Перешел он уже на второй курс института, было там мало комитетских, всё больше милиция и девушки из судебно-прокурорской обслуги. Юридическая наука усваивалась легко, она была жизнью, которую вел Патрикеев, в которой действовали свои нормы, не те, о которых мудро толковали учебники, но именно на нормы жизни надо было поглядывать, чтоб нарушать их честно.

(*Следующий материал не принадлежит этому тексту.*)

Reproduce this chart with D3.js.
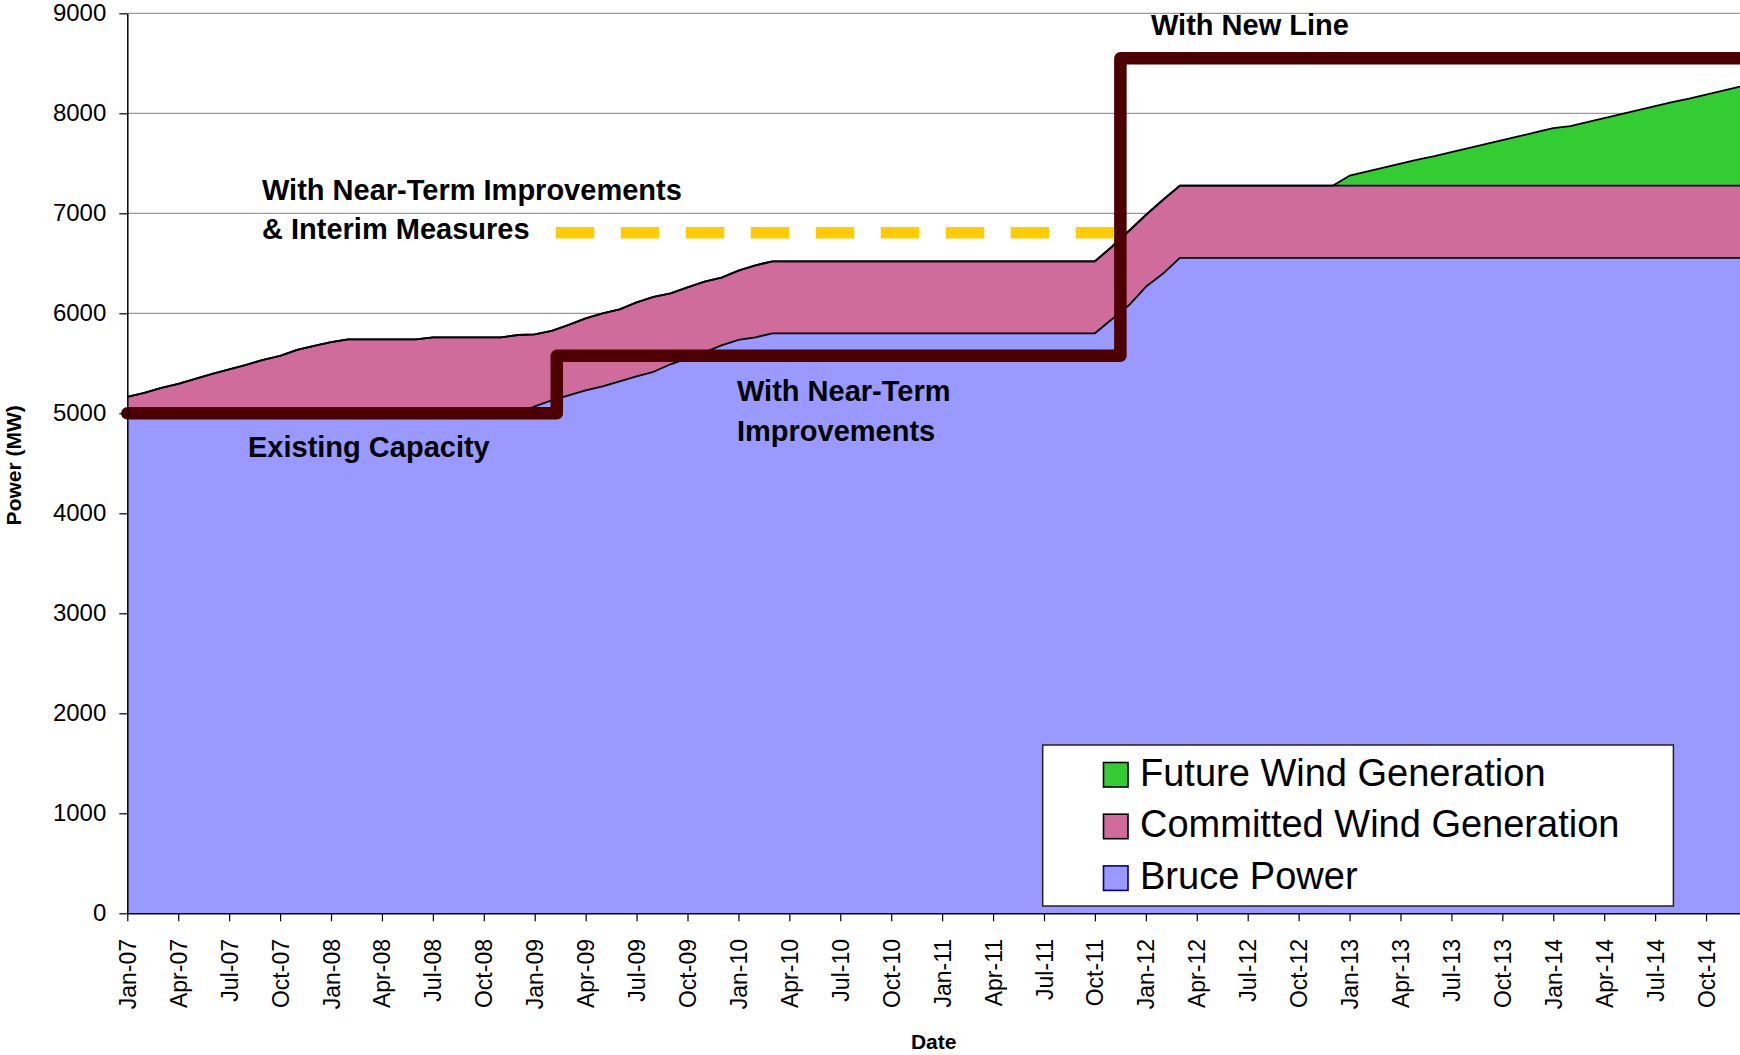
<!DOCTYPE html>
<html>
<head>
<meta charset="utf-8">
<script src="https://cdn.jsdelivr.net/npm/d3@7"></script>
<style>
  body { margin: 0; background: #fff; }
  svg text { font-family: "Liberation Sans", Arial, sans-serif; }
</style>
</head>
<body>
<div id="chart-area"></div>
<script>

// monthly values, Jan-07 .. Dec-14 (96 months)
var bruce = [
  5000, 5000, 5000, 5000, 5000, 5000, 5000, 5000, 5000, 5000, 5000, 5000,
  5000, 5000, 5000, 5000, 5000, 5000, 5000, 5000, 5000, 5000, 5000, 5000,
  5070, 5130, 5180, 5230, 5270, 5320, 5370, 5415, 5490, 5550, 5610, 5680,
  5735, 5760, 5800, 5800, 5800, 5800, 5800, 5800, 5800, 5800, 5800, 5800,
  5800, 5800, 5800, 5800, 5800, 5800, 5800, 5800, 5800, 5800, 5940, 6080,
  6265, 6395, 6555, 6555, 6555, 6555, 6555, 6555, 6555, 6555, 6555, 6555,
  6555, 6555, 6555, 6555, 6555, 6555, 6555, 6555, 6555, 6555, 6555, 6555,
  6555, 6555, 6555, 6555, 6555, 6555, 6555, 6555, 6555, 6555, 6555, 6555
];
var committed = [
  165, 205, 255, 295, 345, 395, 440, 485, 535, 575, 635, 675,
  712, 740, 740, 740, 740, 740, 760, 760, 760, 760, 760, 783,
  720, 695, 705, 720, 730, 720, 740, 750, 710, 710, 706, 676,
  691, 720, 720, 720, 720, 720, 720, 720, 720, 720, 720, 720,
  720, 720, 720, 720, 720, 720, 720, 720, 720, 720, 726, 743,
  718, 738, 721, 721, 721, 721, 721, 721, 721, 721, 721, 721,
  721, 721, 721, 721, 721, 721, 721, 721, 721, 721, 721, 721,
  721, 721, 721, 721, 721, 721, 721, 721, 721, 721, 721, 721
];
var future = [
  0, 0, 0, 0, 0, 0, 0, 0, 0, 0, 0, 0,
  0, 0, 0, 0, 0, 0, 0, 0, 0, 0, 0, 0,
  0, 0, 0, 0, 0, 0, 0, 0, 0, 0, 0, 0,
  0, 0, 0, 0, 0, 0, 0, 0, 0, 0, 0, 0,
  0, 0, 0, 0, 0, 0, 0, 0, 0, 0, 0, 0,
  0, 0, 0, 0, 0, 0, 0, 0, 0, 0, 0, 0,
  100, 140, 180, 220, 260, 295, 335, 375, 415, 455, 495, 535,
  575, 595, 635, 675, 715, 755, 795, 835, 870, 910, 950, 990
];

// transmission capability (step line) and interim measures line
var capMonths = [0, 25.3, 58.5, 95];
var capValues = [5000, 5575, 8550, 8550];
var interimMonths = [25.24, 58.5];
var interimValues = [6805, 6805];

var tickMonths = d3.range(0, 96, 3);
var tickLabels = [
  "Jan-07", "Apr-07", "Jul-07", "Oct-07", "Jan-08", "Apr-08", "Jul-08", "Oct-08",
  "Jan-09", "Apr-09", "Jul-09", "Oct-09", "Jan-10", "Apr-10", "Jul-10", "Oct-10",
  "Jan-11", "Apr-11", "Jul-11", "Oct-11", "Jan-12", "Apr-12", "Jul-12", "Oct-12",
  "Jan-13", "Apr-13", "Jul-13", "Oct-13", "Jan-14", "Apr-14", "Jul-14", "Oct-14"
];
var yTicks = [0, 1000, 2000, 3000, 4000, 5000, 6000, 7000, 8000, 9000];

var seriesNames = ["Bruce Power", "Committed Wind Generation", "Future Wind Generation"];
var seriesColors = ["#9999FF", "#CF6C9C", "#33CC33"];
var legendBorders = ["#000080", "#000000", "#000000"];

var margin = {left: 127.3, right: 0, top: 13.3, bottom: 141.7};
var W = 1740, H = 1055;
var width = W - margin.left - margin.right,
    height = H - margin.top - margin.bottom;

var svg = d3.select("#chart-area")
  .append("svg")
    .attr("width", W)
    .attr("height", H)
    .style("display", "block");

var group = svg.append("g")
  .attr("transform", "translate(" + margin.left + "," + margin.top + ")");

var x = d3.scaleLinear().domain([0, 95]).range([0, width]);
var y = d3.scaleLinear().domain([0, 9000]).range([height, 0]);

// gridlines
group.selectAll(".grid")
  .data(yTicks.slice(1))
  .enter().append("line")
    .attr("x1", 0).attr("x2", width)
    .attr("y1", function(d){ return y(d); })
    .attr("y2", function(d){ return y(d); })
    .attr("stroke", "#808080")
    .attr("stroke-width", 1);

// stacked areas
var rows = bruce.map(function(v, i){
  return {bruce: v, committed: committed[i], future: future[i]};
});
var stacked = d3.stack().keys(["bruce", "committed", "future"])(rows);

var area = d3.area()
  .x(function(d, i){ return x(i); })
  .y0(function(d){ return y(d[0]); })
  .y1(function(d){ return y(d[1]); });

var topLine = d3.line()
  .x(function(d, i){ return x(i); })
  .y(function(d){ return y(d[1]); });

group.selectAll(".area")
  .data(stacked)
  .enter().append("path")
    .attr("d", area)
    .attr("fill", function(d, i){ return seriesColors[i]; });

group.selectAll(".top")
  .data(stacked)
  .enter().append("path")
    .attr("d", topLine)
    .attr("fill", "none")
    .attr("stroke", "#000")
    .attr("stroke-width", 1.8)
    .attr("stroke-linejoin", "round");

// interim measures (dashed yellow)
var interimLine = d3.line()
  .x(function(d){ return x(d[0]); })
  .y(function(d){ return y(d[1]); });
group.append("path")
  .attr("d", interimLine(d3.zip(interimMonths, interimValues)))
  .attr("fill", "none")
  .attr("stroke", "#FFCC00")
  .attr("stroke-width", 11.5)
  .attr("stroke-dasharray", "38.5 26.5");

// capability step line
var capLine = d3.line()
  .curve(d3.curveStepAfter)
  .x(function(d){ return x(d[0]); })
  .y(function(d){ return y(d[1]); });
group.append("path")
  .attr("d", capLine(d3.zip(capMonths, capValues)))
  .attr("fill", "none")
  .attr("stroke", "#4C0000")
  .attr("stroke-width", 12.5)
  .attr("stroke-linejoin", "round")
  .attr("stroke-linecap", "round");

// axes
var yAxisCall = d3.axisLeft(y)
  .tickValues(yTicks)
  .tickSize(8)
  .tickSizeOuter(0)
  .tickPadding(13)
  .tickFormat(d3.format("d"));
var yAxis = group.append("g").call(yAxisCall);
yAxis.selectAll("text").attr("font-size", "24px").attr("fill", "#000")
  .style("font-family", "'Liberation Sans', Arial, sans-serif");
yAxis.select(".domain").attr("stroke", "#000").attr("stroke-width", 1.5);
yAxis.selectAll(".tick line").attr("stroke", "#000").attr("stroke-width", 1.2);

var xAxisCall = d3.axisBottom(x)
  .tickValues(tickMonths)
  .tickSize(8)
  .tickSizeOuter(0)
  .tickFormat(function(d, i){ return tickLabels[i]; });
var xAxis = group.append("g")
  .attr("transform", "translate(0," + height + ")")
  .call(xAxisCall);
xAxis.select(".domain").attr("stroke", "#000").attr("stroke-width", 1.5);
xAxis.selectAll(".tick line").attr("stroke", "#000").attr("stroke-width", 1.2);
xAxis.selectAll("text")
  .attr("font-size", "23px")
  .attr("fill", "#000")
  .style("font-family", "'Liberation Sans', Arial, sans-serif")
  .attr("text-anchor", "end")
  .attr("transform", "rotate(-90)")
  .attr("x", -25.7)
  .attr("y", 0)
  .attr("dy", "0.35em");

// axis titles
svg.append("text")
  .attr("transform", "translate(21," + (margin.top + height / 2 + 2) + ") rotate(-90)")
  .attr("text-anchor", "middle")
  .attr("font-size", "21px")
  .attr("font-weight", "bold")
  .text("Power (MW)");

svg.append("text")
  .attr("x", margin.left + width / 2)
  .attr("y", 1049)
  .attr("text-anchor", "middle")
  .attr("font-size", "21px")
  .attr("font-weight", "bold")
  .text("Date");

// annotations
var notes = [
  {t: "With Near-Term Improvements", x: 262, y: 200},
  {t: "& Interim Measures", x: 262, y: 239.3},
  {t: "Existing Capacity", x: 248, y: 457.4},
  {t: "With Near-Term", x: 737, y: 401.4},
  {t: "Improvements", x: 737, y: 440.7},
  {t: "With New Line", x: 1151, y: 35}
];
svg.selectAll(".note")
  .data(notes)
  .enter().append("text")
    .attr("x", function(d){ return d.x; })
    .attr("y", function(d){ return d.y; })
    .attr("font-size", "29px")
    .attr("font-weight", "bold")
    .attr("fill", "#000")
    .text(function(d){ return d.t; });

// legend
var legend = svg.append("g");
legend.append("rect")
  .attr("x", 1042.7).attr("y", 745)
  .attr("width", 630.7).attr("height", 161)
  .attr("fill", "#fff")
  .attr("stroke", "#222")
  .attr("stroke-width", 1.5);

var legendOrder = [2, 1, 0];
legendOrder.forEach(function(k, i){
  legend.append("rect")
    .attr("x", 1103.5).attr("y", 762.5 + i * 51.7)
    .attr("width", 24.5).attr("height", 24.5)
    .attr("fill", seriesColors[k])
    .attr("stroke", legendBorders[k])
    .attr("stroke-width", 1.6);
  legend.append("text")
    .attr("x", 1140).attr("y", 785.7 + i * 51.7)
    .attr("font-size", "38px")
    .attr("fill", "#000")
    .text(seriesNames[k]);
});

</script>
</body>
</html>
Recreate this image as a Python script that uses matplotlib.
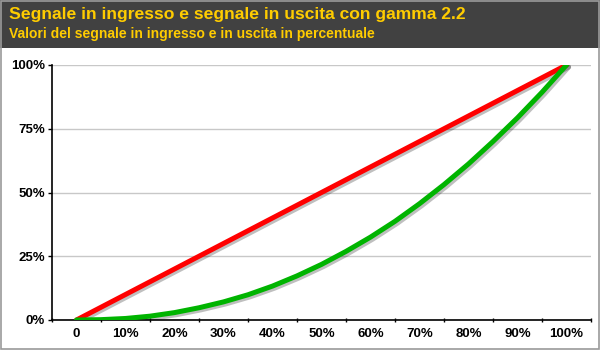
import matplotlib
matplotlib.use("Agg")
import matplotlib.pyplot as plt
import matplotlib.patheffects as pe
from matplotlib.patches import Rectangle
import numpy as np

plt.rcParams['font.family'] = ['Liberation Sans', 'DejaVu Sans']

categories = ["0", "10%", "20%", "30%", "40%", "50%", "60%", "70%", "80%", "90%", "100%"]
ingresso = [0, 10, 20, 30, 40, 50, 60, 70, 80, 90, 100]
# output signal read every 5% of input
livelli = [0, 5, 10, 15, 20, 25, 30, 35, 40, 45, 50, 55, 60, 65, 70, 75, 80, 85, 90, 95, 100]
uscita = [0, 0.14, 0.6, 1.5, 2.9, 4.8, 7.1, 9.9, 13.3, 17.3, 21.8,
          26.9, 32.5, 38.7, 45.6, 53.1, 61.2, 70.0, 79.3, 89.3, 100]
y_ticks = [0, 25, 50, 75, 100]
y_labels = ["0%", "25%", "50%", "75%", "100%"]

fig = plt.figure(figsize=(6, 3.5), dpi=100)
fig.patch.set_facecolor("white")

# header band and frame
fig.patches.append(Rectangle((0, 1 - 48 / 350), 1, 48 / 350, transform=fig.transFigure,
                             facecolor="#414141", edgecolor="none", zorder=0))
fig.patches.append(Rectangle((0.001, 0.002), 0.997, 0.996, transform=fig.transFigure,
                             facecolor="none", edgecolor="#9a9a9a", linewidth=1.2, zorder=5))
fig.text(9 / 600, 1 - 7 / 350, "Segnale in ingresso e segnale in uscita con gamma 2.2",
         color="#ffcc00", fontsize=12.6, fontweight="bold", va="top", ha="left")
fig.text(9 / 600, 1 - 27 / 350, "Valori del segnale in ingresso e in uscita in percentuale",
         color="#ffcc00", fontsize=10, fontweight="bold", va="top", ha="left")

ax = fig.add_axes([52 / 600, 1 - 320 / 350, 539 / 600, 255 / 350])
x = np.arange(len(categories))
xu = np.array(livelli) / 10
shadow = [pe.SimpleLineShadow(offset=(1.5, -1.5), alpha=0.25, shadow_color="black"), pe.Normal()]
ax.plot(x, ingresso, color="#ff0000", linewidth=3.6, solid_capstyle="round",
        path_effects=shadow, zorder=3)
ax.plot(xu, uscita, color="#00b400", linewidth=3.6, solid_capstyle="round",
        solid_joinstyle="round", path_effects=shadow, zorder=4)

ax.set_xlim(-0.5, len(categories) - 0.5)
ax.set_ylim(0, 100)
ax.set_xticks(x)
ax.set_xticklabels(categories)
ax.set_xticks(np.arange(-0.5, len(categories), 1), minor=True)
ax.tick_params(axis="x", which="major", length=0, pad=6, labelsize=9.5)
ax.tick_params(axis="x", which="minor", length=3, direction="inout", width=1)
ax.set_yticks(y_ticks)
ax.set_yticklabels(y_labels)
ax.tick_params(axis="y", length=3, width=1, pad=2, labelsize=9.5)
for lab in ax.get_xticklabels() + ax.get_yticklabels():
    lab.set_fontweight("bold")

ax.grid(axis="y", color="#c8c8c8", linewidth=1)
ax.set_axisbelow(True)
for s in ["top", "right"]:
    ax.spines[s].set_visible(False)
ax.spines["left"].set_linewidth(1.2)
ax.spines["bottom"].set_linewidth(1.2)
ax.spines["bottom"].set_zorder(2)

fig.savefig("out.png", dpi=100)
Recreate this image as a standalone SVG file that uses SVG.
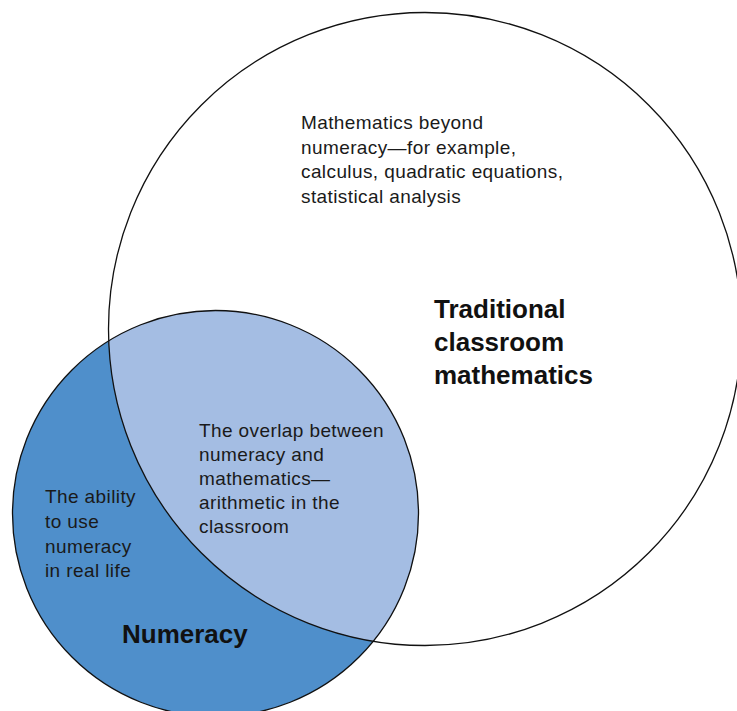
<svg xmlns="http://www.w3.org/2000/svg" width="737" height="711" viewBox="0 0 737 711">
<defs>
<style>
.t{font-family:"Liberation Sans",Arial,sans-serif;font-size:19px;letter-spacing:0.4px;fill:#1a1a1a}
.b{font-family:"Liberation Sans",Arial,sans-serif;font-size:26px;font-weight:bold;fill:#111}
.ol{fill:none;stroke:#111;stroke-width:1.3}
</style>
<clipPath id="inBig"><circle cx="425" cy="329" r="316.5"/></clipPath>
</defs>
<rect width="737" height="711" fill="#fff"/>
<g id="numeracy">
<circle cx="215.5" cy="513.5" r="203" fill="#4f8fcb"/>
</g>
<g id="overlap">
<circle cx="215.5" cy="513.5" r="203" fill="#a4bde3" clip-path="url(#inBig)"/>
</g>
<g id="outlines">
<circle class="ol" cx="215.5" cy="513.5" r="203"/>
<circle class="ol" cx="425" cy="329" r="316.5"/>
</g>
<g id="label-math">
<text class="t"><tspan x="301" y="129">Mathematics beyond</tspan><tspan x="301" y="153.5">numeracy—for example,</tspan><tspan x="301" y="178">calculus, quadratic equations,</tspan><tspan x="301" y="202.5">statistical analysis</tspan></text>
<text class="b"><tspan x="434" y="318">Traditional</tspan><tspan x="434" y="351">classroom</tspan><tspan x="434" y="384">mathematics</tspan></text>
</g>
<g id="label-overlap">
<text class="t"><tspan x="199" y="437">The overlap between</tspan><tspan x="199" y="461">numeracy and</tspan><tspan x="199" y="485">mathematics—</tspan><tspan x="199" y="509">arithmetic in the</tspan><tspan x="199" y="533">classroom</tspan></text>
</g>
<g id="label-numeracy">
<text class="t"><tspan x="45" y="503">The ability</tspan><tspan x="45" y="528">to use</tspan><tspan x="45" y="552.5">numeracy</tspan><tspan x="45" y="577">in real life</tspan></text>
<text class="b" x="122" y="643">Numeracy</text>
</g>
</svg>
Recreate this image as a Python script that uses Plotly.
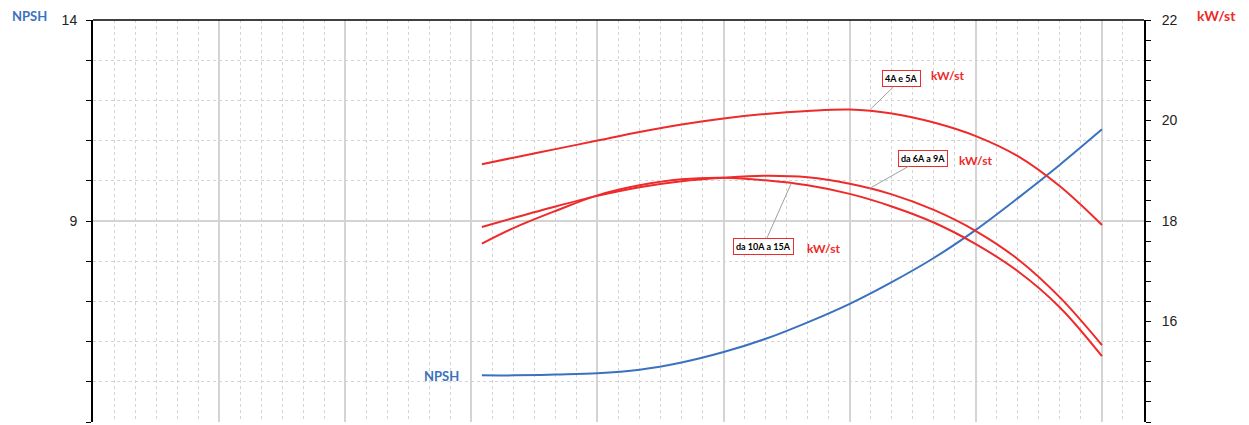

Из всех врачей мать признавала только старенького участкового терапевта, со своими хворями ходила в районную поликлинику, и прикреплять ее к комитетской не было ни нужды, ни охоты. О сестренке можно было пока не тужить, девчонка училась хорошо и с парнями не баловалась. Хуже было с женщинами. И не так уж тянуло к ним, но надо было уши держать поднятыми. Начальство никак не смотрело на временных сожительниц, если связь была короткой, как июньская ночь, но начинало проявлять интерес, когда у женщины оказывался муж или отношения с нею затягивались, а их, эти отношения, надо было делать открытыми, то есть оповещать о них, избежать чего было подчас невозможно, поскольку о том, где ты и с кем проводишь время, надо было докладывать: в любую минуту могли вызвать и бросить на объект, внезапно показавшийся из-за горизонта.
И хотелось чего-то такого, напоминающего внезапный порыв Блондинки, ни с того, ни с сего полюбившей незнакомого мужчину. О страсти поиска мечталось.